Introduction
Data integration is the process of combining data from different sources into a unified view. It involves consolidating data from various formats, locations, and systems to provide a comprehensive and accurate representation for analysis, reporting, and decision-making.
Why is Data Integration Important?
- Holistic View: Integrating data allows organizations to gain a unified view of their operations, customers, and performance metrics.
- Improved Decision-Making: By integrating data, organizations can make more informed decisions based on comprehensive insights rather than fragmented information.
- Data Quality: Integration helps in improving data quality by reducing redundancy, inconsistency, and errors that may arise from disparate sources.
Techniques of Data Integration
- ETL (Extract, Transform, Load):
- Extract: Data is extracted from multiple sources, which can include databases, files, APIs, and other repositories.
- Transform: Data undergoes transformation processes such as cleaning, filtering, aggregating, and standardizing to ensure consistency and compatibility.
- Load: The transformed data is loaded into a target database, data warehouse, or other storage systems.
- Data Virtualization:
- Virtual Integration: Data is accessed and integrated in real-time without physically moving it. Virtualization tools provide a unified interface to query and access data from multiple sources.
- Data Warehousing:
- Centralized Storage: Data from various sources is stored in a data warehouse, where it undergoes integration and transformation.
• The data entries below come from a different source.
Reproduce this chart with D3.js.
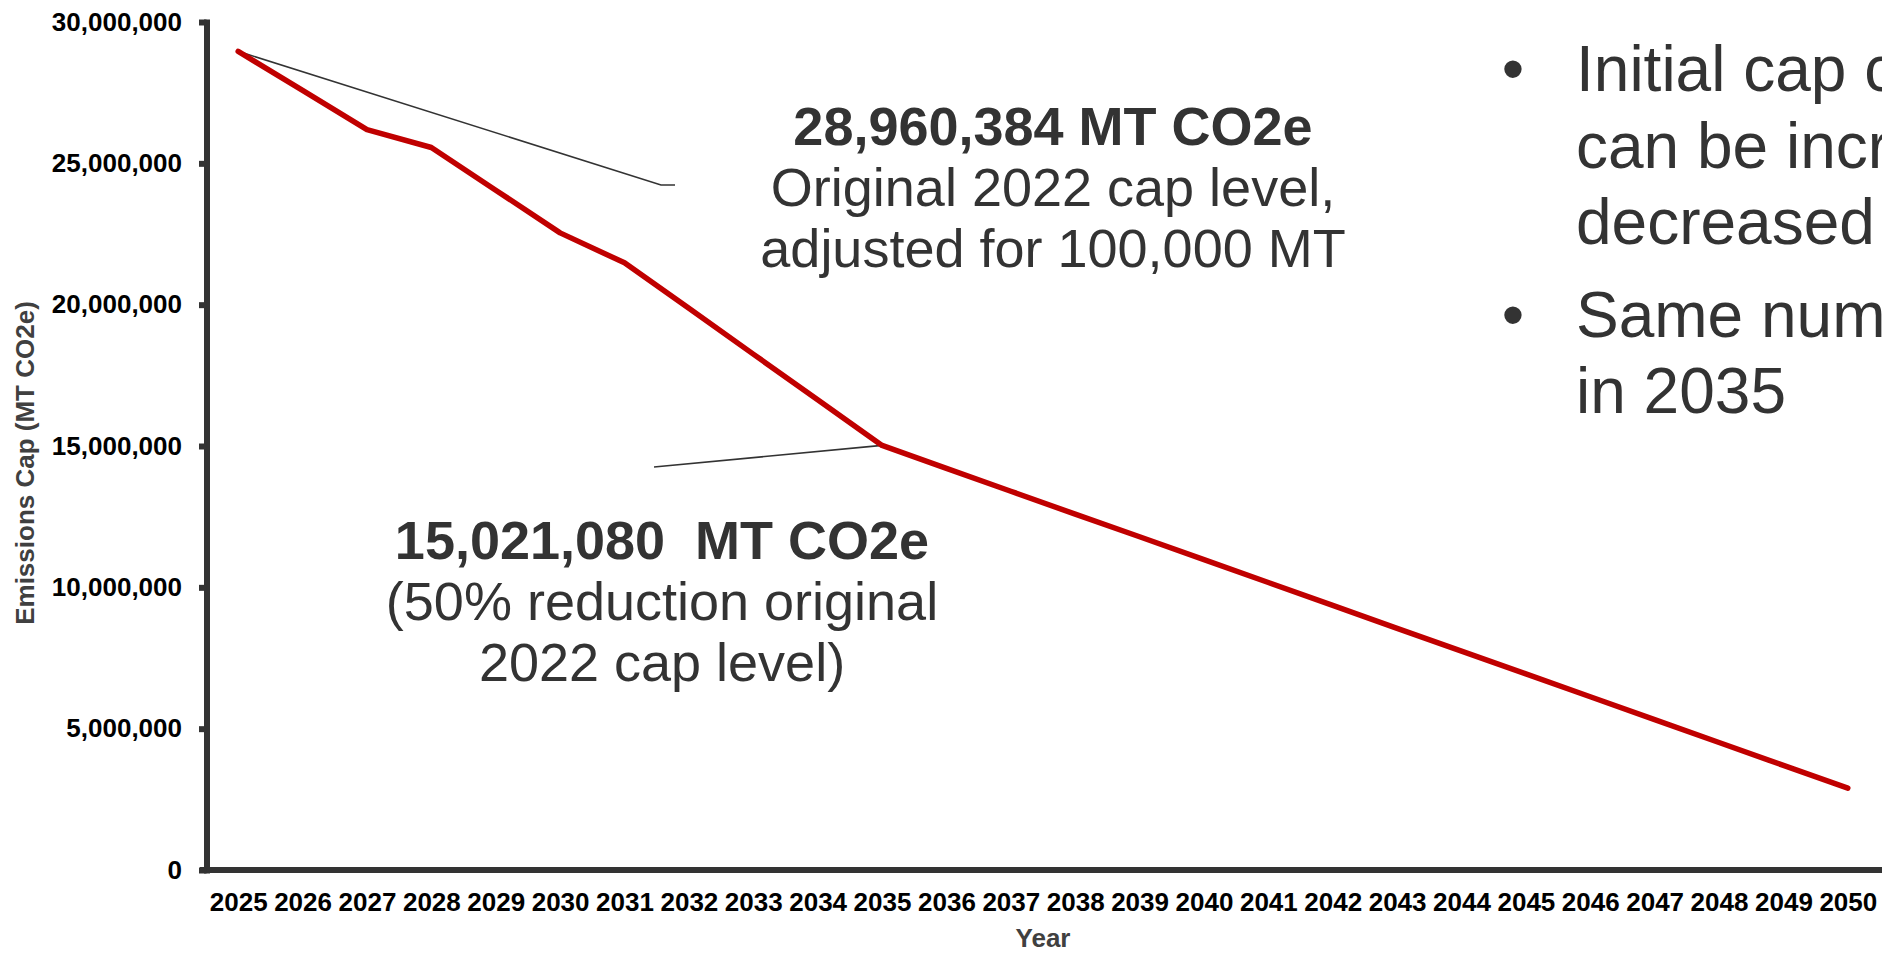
<!DOCTYPE html>
<html>
<head>
<meta charset="utf-8">
<script src="https://cdn.jsdelivr.net/npm/d3@7"></script>
<style>
  body { margin: 0; background: #fff; overflow: hidden; }
  svg { display: block; font-family: "Liberation Sans", Arial, sans-serif; }
</style>
</head>
<body>
<div id="main"></div>
<script>
var WIDTH = 1882
var HEIGHT = 954

// data
var years = ['2025', '2026', '2027', '2028', '2029', '2030', '2031', '2032', '2033',
    '2034', '2035', '2036', '2037', '2038', '2039', '2040', '2041', '2042', '2043',
    '2044', '2045', '2046', '2047', '2048', '2049', '2050']
var capValues = [28960384, 27580000, 26190000, 25560000, 24050000, 22540000, 21480000,
    19870000, 18250000, 16640000, 15021080, 14210000, 13400000, 12590000, 11790000,
    10980000, 10170000, 9360000, 8550000, 7740000, 6940000, 6130000, 5320000,
    4510000, 3700000, 2896038]
var yTicks = [0, 5000000, 10000000, 15000000, 20000000, 25000000, 30000000]

var noteTop = ['28,960,384 MT CO2e', 'Original 2022 cap level,', 'adjusted for 100,000 MT']
var noteBottom = ['15,021,080  MT CO2e', '(50% reduction original', '2022 cap level)']
var bullets = [['Initial cap could', 'can be increased or', 'decreased'], ['Same number', 'in 2035']]

var svg = d3.select('#main').append('svg')
    .attr('width', WIDTH)
    .attr('height', HEIGHT)

var x = d3.scalePoint().domain(years).range([206, 1880]).padding(0.5)
var y = d3.scaleLinear().domain([0, 30000000]).range([870, 22])

// x axis
var gx = svg.append('g')
    .attr('transform', 'translate(0,870)')
    .call(d3.axisBottom(x).tickSize(0).tickPadding(23).tickSizeOuter(0))
gx.select('.domain').remove()
gx.append('line')
    .attr('x1', 200).attr('x2', WIDTH)
    .attr('stroke', '#333').attr('stroke-width', 6)
gx.selectAll('text')
    .attr('font-size', 26).attr('font-weight', 'bold').attr('fill', '#000')
    .attr('font-family', '"Liberation Sans", Arial, sans-serif')

// y axis
var gy = svg.append('g')
    .attr('transform', 'translate(206.5,0)')
    .call(d3.axisLeft(y).tickValues(yTicks).tickFormat(d3.format(','))
        .tickSize(7.5).tickPadding(17).tickSizeOuter(0))
gy.select('.domain')
    .attr('stroke', '#333').attr('stroke-width', 6).attr('stroke-linecap', 'square')
gy.selectAll('.tick line')
    .attr('stroke', '#333').attr('stroke-width', 6)
gy.selectAll('text')
    .attr('font-size', 26).attr('font-weight', 'bold').attr('fill', '#000')
    .attr('font-family', '"Liberation Sans", Arial, sans-serif')

// axis titles
svg.append('text')
    .attr('transform', 'translate(34,463) rotate(-90)')
    .attr('text-anchor', 'middle')
    .attr('font-size', 26).attr('font-weight', 'bold').attr('fill', '#404040')
    .text('Emissions Cap (MT CO2e)')
svg.append('text')
    .attr('x', 1043).attr('y', 947)
    .attr('text-anchor', 'middle')
    .attr('font-size', 26).attr('font-weight', 'bold').attr('fill', '#404040')
    .text('Year')

// leader lines for the notes
var p25 = [x('2025'), y(capValues[0])]
var p35 = [x('2035'), y(capValues[10])]
svg.append('polyline')
    .attr('points', [p25, [661, 185], [675, 185]].join(' '))
    .attr('fill', 'none').attr('stroke', '#333').attr('stroke-width', 1.6)
svg.append('line')
    .attr('x1', p35[0]).attr('y1', p35[1]).attr('x2', 654).attr('y2', 467)
    .attr('stroke', '#333').attr('stroke-width', 1.6)

// the cap line
var line = d3.line()
    .x((d, i) => x(years[i]))
    .y(d => y(d))
svg.append('path')
    .datum(capValues)
    .attr('d', line)
    .attr('fill', 'none')
    .attr('stroke', '#c00000')
    .attr('stroke-width', 5.5)
    .attr('stroke-linejoin', 'round')
    .attr('stroke-linecap', 'round')

// notes
function note(lines, cx, baseY) {
    var t = svg.append('text')
        .attr('text-anchor', 'middle')
        .attr('fill', '#333')
        .attr('font-size', 54)
        .style('white-space', 'pre')
    lines.forEach(function (s, i) {
        t.append('tspan')
            .attr('x', cx)
            .attr('y', baseY + i * 61)
            .attr('font-weight', i == 0 ? 'bold' : 'normal')
            .text(s)
    })
}
note(noteTop, 1053, 145)
note(noteBottom, 662, 559)

// bullets on the right, cut by the page edge
var lineY = 91
bullets.forEach(function (b, k) {
    if (k > 0) lineY += 16
    svg.append('text')
        .attr('x', 1513).attr('y', lineY)
        .attr('text-anchor', 'middle')
        .attr('font-size', 64).attr('fill', '#333')
        .text('\u2022')
    b.forEach(function (s) {
        svg.append('text')
            .attr('x', 1576).attr('y', lineY)
            .attr('font-size', 64).attr('fill', '#333')
            .text(s)
        lineY += 76.5
    })
})
</script>
</body>
</html>
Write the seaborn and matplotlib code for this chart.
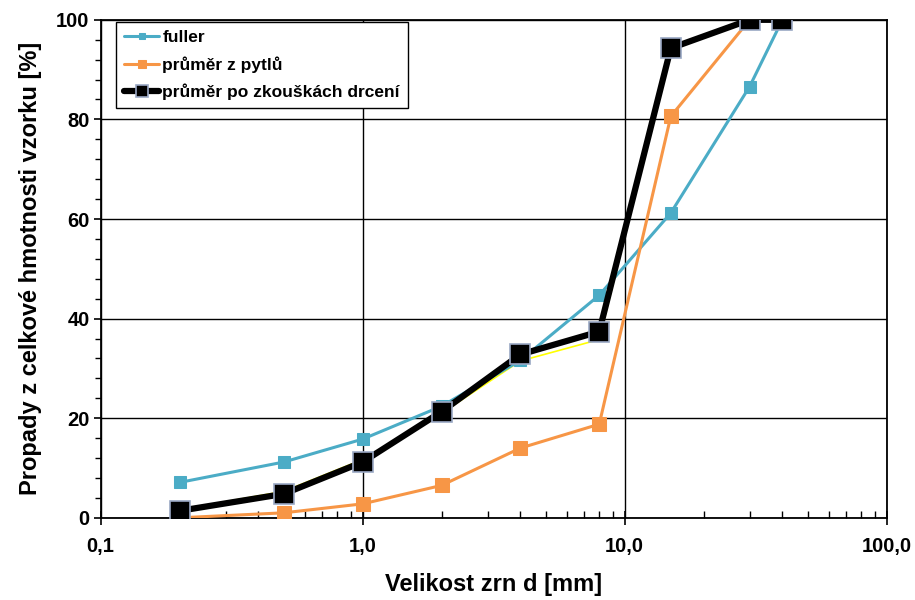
import matplotlib
matplotlib.use('Agg')
import matplotlib.pyplot as plt
import seaborn as sns
import numpy as np
from matplotlib.ticker import FixedLocator, FixedFormatter, MultipleLocator, LogLocator, NullFormatter

# sieve sizes [mm]
sizes = [0.2, 0.5, 1, 2, 4, 8, 15, 30, 40]

# passing [%]
fuller = [7.1, 11.2, 15.8, 22.4, 31.6, 44.7, 61.2, 86.6, 100]
prumer_pytlu = [0.0, 1.0, 2.8, 6.5, 14.0, 18.8, 80.6, 100, 100]
prumer_drceni = [1.4, 4.8, 11.2, 21.3, 32.8, 37.4, 94.3, 100, 100]
# thin yellow helper line behind the black curve (not in legend)
pomocna = [1.6, 5.3, 11.7, 21.0, 31.5, 35.8, 94.0, 100, 100]

x_ticks = [0.1, 1, 10, 100]
x_tick_labels = ["0,1", "1,0", "10,0", "100,0"]
y_ticks = [0, 20, 40, 60, 80, 100]

sns.set_theme(style="ticks")
plt.rcParams['font.family'] = ['Liberation Sans', 'DejaVu Sans']
plt.rcParams['font.weight'] = 'bold'
plt.rcParams['text.color'] = 'black'
plt.rcParams['axes.labelcolor'] = 'black'

fig, ax = plt.subplots(figsize=(9.15, 6), dpi=100)
fig.subplots_adjust(left=0.110, right=0.969, bottom=0.137, top=0.967)

sns.lineplot(x=sizes, y=pomocna, ax=ax, color='#FFFF00', linewidth=1.2, zorder=2)
sns.lineplot(x=sizes, y=fuller, ax=ax, color='#4BACC6', linewidth=2.2,
             marker='s', markersize=8, markeredgecolor='#4BACC6',
             label='fuller', zorder=3)
sns.lineplot(x=sizes, y=prumer_pytlu, ax=ax, color='#F79646', linewidth=2.2,
             marker='s', markersize=10, markeredgecolor='#F79646',
             label='průměr z pytlů', zorder=3)
sns.lineplot(x=sizes, y=prumer_drceni, ax=ax, color='black', linewidth=4.5,
             marker='s', markersize=14, markeredgecolor='#9AA8C4', markeredgewidth=1.2,
             label='průměr po zkouškách drcení', zorder=4)

ax.set_xscale('log')
ax.set_xlim(0.1, 100)
ax.set_ylim(0, 100)

ax.xaxis.set_major_locator(FixedLocator(x_ticks))
ax.xaxis.set_major_formatter(FixedFormatter(x_tick_labels))
ax.xaxis.set_minor_locator(LogLocator(base=10, subs=np.arange(2, 10)))
ax.xaxis.set_minor_formatter(NullFormatter())
ax.yaxis.set_major_locator(FixedLocator(y_ticks))
ax.yaxis.set_minor_locator(MultipleLocator(4))

ax.tick_params(axis='x', which='major', direction='inout', length=10, width=1.2,
               labelsize=14.5, pad=9, colors='black')
ax.tick_params(axis='x', which='minor', direction='in', length=5, width=1.0, colors='black')
ax.tick_params(axis='y', which='major', direction='out', length=5, width=1.2,
               labelsize=14.5, pad=3, colors='black')
ax.tick_params(axis='y', which='minor', direction='out', length=4, width=1.0, colors='black')
for lab in ax.get_xticklabels() + ax.get_yticklabels():
    lab.set_fontweight('bold')

ax.grid(True, which='major', color='black', linewidth=1.0)
for sp in ax.spines.values():
    sp.set_color('black')
    sp.set_linewidth(1.3)

ax.set_xlabel('Velikost zrn d [mm]', fontsize=17, fontweight='bold', labelpad=12)
ax.set_ylabel('Propady z celkové hmotnosti vzorku [%]', fontsize=17, fontweight='bold', labelpad=10)

leg = ax.legend(loc='upper left', bbox_to_anchor=(0.02, 0.996), borderaxespad=0,
                fontsize=12.5, frameon=True, fancybox=False, edgecolor='black',
                framealpha=1, handlelength=2.0, handletextpad=0.2, labelspacing=0.65,
                borderpad=0.45, markerscale=0.6)
leg.get_frame().set_linewidth(1.0)
for t in leg.get_texts():
    t.set_fontweight('bold')

plt.savefig('out.png', dpi=100)
plt.close('all')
This facilitates easier analysis and reporting.
Challenges in Data Integration
- Data Quality Issues: Ensuring consistency, accuracy, and completeness of integrated data can be challenging, especially when dealing with heterogeneous sources.
- Data Security: Integrating data from multiple sources raises concerns about data security, privacy, and compliance with regulations.
- Compatibility and Interoperability: Different data formats, structures, and systems may require complex mapping and transformation processes to achieve integration.
Implementation Example
Here’s a simplified example of data integration using Python’s Pandas library:
import pandas as pd
# Example data from two different sources
data_source1 = pd.DataFrame({
'ID': [1, 2, 3],
'Name': ['Alice', 'Bob', 'Charlie'],
'Age': [25, 30, 35]
})
data_source2 = pd.DataFrame({
'ID': [2, 3, 4],
'Department': ['HR', 'IT', 'Finance'],
'Salary': [50000, 60000, 70000]
})
# Merge data based on common key 'ID'
merged_data = pd.merge(data_source1, data_source2, on='ID', how='inner')
print("Merged Data:")
print(merged_data)
Conclusion
Data integration is crucial for organizations seeking to leverage their data assets effectively. By integrating data from disparate sources using techniques like ETL, data virtualization, or data warehousing, organizations can achieve a unified view of their data, leading to better insights, improved decision-making, and enhanced operational efficiency.